The U.S.-Mexico border (about 50 miles on each side) is a distinct cultural zone for both countries, and the cultural capital of the region is El Paso-Cd. Juarez. The Tigres del Norte band has been the center of gravity of border culture for several decades, and a review of the lyrics of their songs is more instructive and a lot more fun than reading several PhD dissertations on border sociology.
Judging from the Tigres, the topics of immigration and drug trafficking, as well as the more normal subjects of unrequited love and infidelity, have been foremost on the minds of border residents for about a decade. Unlike the official discourse on these subjects Tigres tell it like it is, without mincing words, from the perspective of the ordinary "little person," indeed, so much so that some of their best songs, including the current No. 1 best-seller La Granja, have been banished from radio stations in Mexico. This is strange, since in most songs, like the old westerners, law enforcement always wins.
In one popular song the singer comes to understand the drug lord driving the big golden SUV is actually living in a golden cage from which there is no escape. In another a Mexican American, feeling estranged in his own land, complains, "I didn't cross the border, the border crossed me," referring to the War with Mexico in 1846. In yet another a Salvadoran "mojado" (wetback) complains of the treatment he got in Mexico during the three times he traveled north. In the latest best-seller, La Granja, a chicken farm goes out of control when the dogs are unleashed during troubled times, and the singer asks for all the nearby farmers to help tie the dogs up again--a thinly veiled allegory about contemporary violence in Mexico. The organizers of a concert in Mexico City last October requested Tigres not to perform that song. This, in turn, caused the Tigres to cancel the concert.

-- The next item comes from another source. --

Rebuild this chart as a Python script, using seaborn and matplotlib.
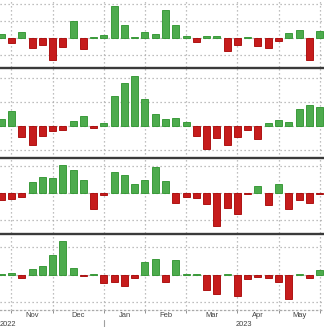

I saw the Tigres at the Coliseum in El Paso a couple of years ago. The crowd was as exciting to watch as the musicians. There is a standing section in the center floor that fills up quickly, a lot of people bring flasks with them, and for a couple of hours you are at ground zero in a cultural zone where everybody knows there is a Mexico and a U.S.A (not always portrayed as friendly beings) but for a moment the border identity triumphs.